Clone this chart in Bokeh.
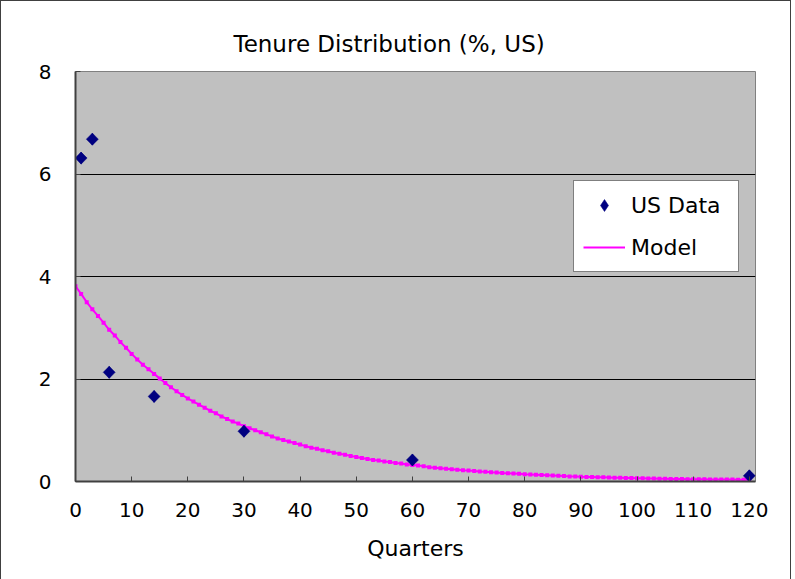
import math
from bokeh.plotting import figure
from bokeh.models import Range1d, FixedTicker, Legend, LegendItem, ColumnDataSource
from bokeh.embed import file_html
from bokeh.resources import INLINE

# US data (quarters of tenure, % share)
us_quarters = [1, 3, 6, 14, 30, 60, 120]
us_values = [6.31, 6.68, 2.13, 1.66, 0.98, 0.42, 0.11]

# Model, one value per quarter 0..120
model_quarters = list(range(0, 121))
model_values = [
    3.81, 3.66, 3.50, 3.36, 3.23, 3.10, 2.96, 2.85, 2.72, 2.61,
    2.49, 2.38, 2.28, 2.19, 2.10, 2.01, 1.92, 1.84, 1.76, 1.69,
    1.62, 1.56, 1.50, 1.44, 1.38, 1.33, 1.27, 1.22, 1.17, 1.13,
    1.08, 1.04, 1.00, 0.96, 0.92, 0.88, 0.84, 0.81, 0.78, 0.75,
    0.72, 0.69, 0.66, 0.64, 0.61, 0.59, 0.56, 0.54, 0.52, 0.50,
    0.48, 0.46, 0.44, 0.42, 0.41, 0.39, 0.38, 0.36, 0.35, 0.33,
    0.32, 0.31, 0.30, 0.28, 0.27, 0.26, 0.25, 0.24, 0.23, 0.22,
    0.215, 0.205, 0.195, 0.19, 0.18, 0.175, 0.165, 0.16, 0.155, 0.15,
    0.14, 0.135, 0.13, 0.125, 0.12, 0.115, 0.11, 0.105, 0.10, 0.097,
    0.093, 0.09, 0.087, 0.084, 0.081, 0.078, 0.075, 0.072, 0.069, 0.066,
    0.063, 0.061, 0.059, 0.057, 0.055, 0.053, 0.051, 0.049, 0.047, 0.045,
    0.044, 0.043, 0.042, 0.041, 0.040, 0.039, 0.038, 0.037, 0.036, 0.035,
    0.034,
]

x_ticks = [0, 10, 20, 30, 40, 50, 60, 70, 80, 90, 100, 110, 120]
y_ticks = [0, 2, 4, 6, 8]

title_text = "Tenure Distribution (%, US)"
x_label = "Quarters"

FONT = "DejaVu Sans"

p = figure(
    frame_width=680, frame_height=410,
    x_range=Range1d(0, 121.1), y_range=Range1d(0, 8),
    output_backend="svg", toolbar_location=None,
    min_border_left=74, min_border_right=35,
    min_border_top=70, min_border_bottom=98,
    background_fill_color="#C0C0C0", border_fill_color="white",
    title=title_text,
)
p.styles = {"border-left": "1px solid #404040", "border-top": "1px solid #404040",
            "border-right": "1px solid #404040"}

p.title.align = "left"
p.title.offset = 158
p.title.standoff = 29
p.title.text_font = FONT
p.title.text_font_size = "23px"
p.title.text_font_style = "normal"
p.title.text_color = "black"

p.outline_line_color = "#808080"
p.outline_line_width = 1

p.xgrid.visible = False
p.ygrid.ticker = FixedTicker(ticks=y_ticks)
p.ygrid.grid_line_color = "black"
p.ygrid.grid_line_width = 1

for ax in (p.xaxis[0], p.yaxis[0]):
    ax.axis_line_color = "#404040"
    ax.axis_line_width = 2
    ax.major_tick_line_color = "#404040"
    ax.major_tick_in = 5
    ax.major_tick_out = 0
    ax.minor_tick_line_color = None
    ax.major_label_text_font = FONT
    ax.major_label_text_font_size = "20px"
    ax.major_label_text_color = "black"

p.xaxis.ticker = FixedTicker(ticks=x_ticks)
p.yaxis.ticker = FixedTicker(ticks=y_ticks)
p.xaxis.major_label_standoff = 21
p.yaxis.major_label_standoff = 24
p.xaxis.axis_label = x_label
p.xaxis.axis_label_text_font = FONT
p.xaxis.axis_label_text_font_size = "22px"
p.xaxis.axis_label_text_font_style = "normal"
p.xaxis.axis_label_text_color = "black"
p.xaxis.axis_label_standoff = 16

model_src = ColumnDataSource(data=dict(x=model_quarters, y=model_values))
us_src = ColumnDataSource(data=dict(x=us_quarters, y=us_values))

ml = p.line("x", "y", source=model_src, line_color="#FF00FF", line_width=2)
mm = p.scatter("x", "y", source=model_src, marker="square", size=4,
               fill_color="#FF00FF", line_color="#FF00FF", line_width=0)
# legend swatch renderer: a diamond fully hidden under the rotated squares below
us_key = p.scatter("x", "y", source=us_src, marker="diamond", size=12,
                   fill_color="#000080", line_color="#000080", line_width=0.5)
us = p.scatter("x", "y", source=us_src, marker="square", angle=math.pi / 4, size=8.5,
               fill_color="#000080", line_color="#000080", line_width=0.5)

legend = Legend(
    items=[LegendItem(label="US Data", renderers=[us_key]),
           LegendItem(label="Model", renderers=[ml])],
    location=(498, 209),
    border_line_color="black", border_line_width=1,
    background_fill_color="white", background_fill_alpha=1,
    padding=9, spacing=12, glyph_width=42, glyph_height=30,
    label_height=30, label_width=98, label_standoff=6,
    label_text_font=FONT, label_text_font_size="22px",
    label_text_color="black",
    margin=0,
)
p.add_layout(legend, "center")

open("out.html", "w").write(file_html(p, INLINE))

----------

PROMPT:
Without including any pictures, print all of the material exactly as given.

TASK ANSWER:
Clone this chart in Bokeh.
import math
from bokeh.plotting import figure
from bokeh.models import Range1d, FixedTicker, Legend, LegendItem, ColumnDataSource
from bokeh.embed import file_html
from bokeh.resources import INLINE

# US data (quarters of tenure, % share)
us_quarters = [1, 3, 6, 14, 30, 60, 120]
us_values = [6.31, 6.68, 2.13, 1.66, 0.98, 0.42, 0.11]

# Model, one value per quarter 0..120
model_quarters = list(range(0, 121))
model_values = [
    3.81, 3.66, 3.50, 3.36, 3.23, 3.10, 2.96, 2.85, 2.72, 2.61,
    2.49, 2.38, 2.28, 2.19, 2.10, 2.01, 1.92, 1.84, 1.76, 1.69,
    1.62, 1.56, 1.50, 1.44, 1.38, 1.33, 1.27, 1.22, 1.17, 1.13,
    1.08, 1.04, 1.00, 0.96, 0.92, 0.88, 0.84, 0.81, 0.78, 0.75,
    0.72, 0.69, 0.66, 0.64, 0.61, 0.59, 0.56, 0.54, 0.52, 0.50,
    0.48, 0.46, 0.44, 0.42, 0.41, 0.39, 0.38, 0.36, 0.35, 0.33,
    0.32, 0.31, 0.30, 0.28, 0.27, 0.26, 0.25, 0.24, 0.23, 0.22,
    0.215, 0.205, 0.195, 0.19, 0.18, 0.175, 0.165, 0.16, 0.155, 0.15,
    0.14, 0.135, 0.13, 0.125, 0.12, 0.115, 0.11, 0.105, 0.10, 0.097,
    0.093, 0.09, 0.087, 0.084, 0.081, 0.078, 0.075, 0.072, 0.069, 0.066,
    0.063, 0.061, 0.059, 0.057, 0.055, 0.053, 0.051, 0.049, 0.047, 0.045,
    0.044, 0.043, 0.042, 0.041, 0.040, 0.039, 0.038, 0.037, 0.036, 0.035,
    0.034,
]

x_ticks = [0, 10, 20, 30, 40, 50, 60, 70, 80, 90, 100, 110, 120]
y_ticks = [0, 2, 4, 6, 8]

title_text = "Tenure Distribution (%, US)"
x_label = "Quarters"

FONT = "DejaVu Sans"

p = figure(
    frame_width=680, frame_height=410,
    x_range=Range1d(0, 121.1), y_range=Range1d(0, 8),
    output_backend="svg", toolbar_location=None,
    min_border_left=74, min_border_right=35,
    min_border_top=70, min_border_bottom=98,
    background_fill_color="#C0C0C0", border_fill_color="white",
    title=title_text,
)
p.styles = {"border-left": "1px solid #404040", "border-top": "1px solid #404040",
            "border-right": "1px solid #404040"}

p.title.align = "left"
p.title.offset = 158
p.title.standoff = 29
p.title.text_font = FONT
p.title.text_font_size = "23px"
p.title.text_font_style = "normal"
p.title.text_color = "black"

p.outline_line_color = "#808080"
p.outline_line_width = 1

p.xgrid.visible = False
p.ygrid.ticker = FixedTicker(ticks=y_ticks)
p.ygrid.grid_line_color = "black"
p.ygrid.grid_line_width = 1

for ax in (p.xaxis[0], p.yaxis[0]):
    ax.axis_line_color = "#404040"
    ax.axis_line_width = 2
    ax.major_tick_line_color = "#404040"
    ax.major_tick_in = 5
    ax.major_tick_out = 0
    ax.minor_tick_line_color = None
    ax.major_label_text_font = FONT
    ax.major_label_text_font_size = "20px"
    ax.major_label_text_color = "black"

p.xaxis.ticker = FixedTicker(ticks=x_ticks)
p.yaxis.ticker = FixedTicker(ticks=y_ticks)
p.xaxis.major_label_standoff = 21
p.yaxis.major_label_standoff = 24
p.xaxis.axis_label = x_label
p.xaxis.axis_label_text_font = FONT
p.xaxis.axis_label_text_font_size = "22px"
p.xaxis.axis_label_text_font_style = "normal"
p.xaxis.axis_label_text_color = "black"
p.xaxis.axis_label_standoff = 16

model_src = ColumnDataSource(data=dict(x=model_quarters, y=model_values))
us_src = ColumnDataSource(data=dict(x=us_quarters, y=us_values))

ml = p.line("x", "y", source=model_src, line_color="#FF00FF", line_width=2)
mm = p.scatter("x", "y", source=model_src, marker="square", size=4,
               fill_color="#FF00FF", line_color="#FF00FF", line_width=0)
# legend swatch renderer: a diamond fully hidden under the rotated squares below
us_key = p.scatter("x", "y", source=us_src, marker="diamond", size=12,
                   fill_color="#000080", line_color="#000080", line_width=0.5)
us = p.scatter("x", "y", source=us_src, marker="square", angle=math.pi / 4, size=8.5,
               fill_color="#000080", line_color="#000080", line_width=0.5)

legend = Legend(
    items=[LegendItem(label="US Data", renderers=[us_key]),
           LegendItem(label="Model", renderers=[ml])],
    location=(498, 209),
    border_line_color="black", border_line_width=1,
    background_fill_color="white", background_fill_alpha=1,
    padding=9, spacing=12, glyph_width=42, glyph_height=30,
    label_height=30, label_width=98, label_standoff=6,
    label_text_font=FONT, label_text_font_size="22px",
    label_text_color="black",
    margin=0,
)
p.add_layout(legend, "center")

open("out.html", "w").write(file_html(p, INLINE))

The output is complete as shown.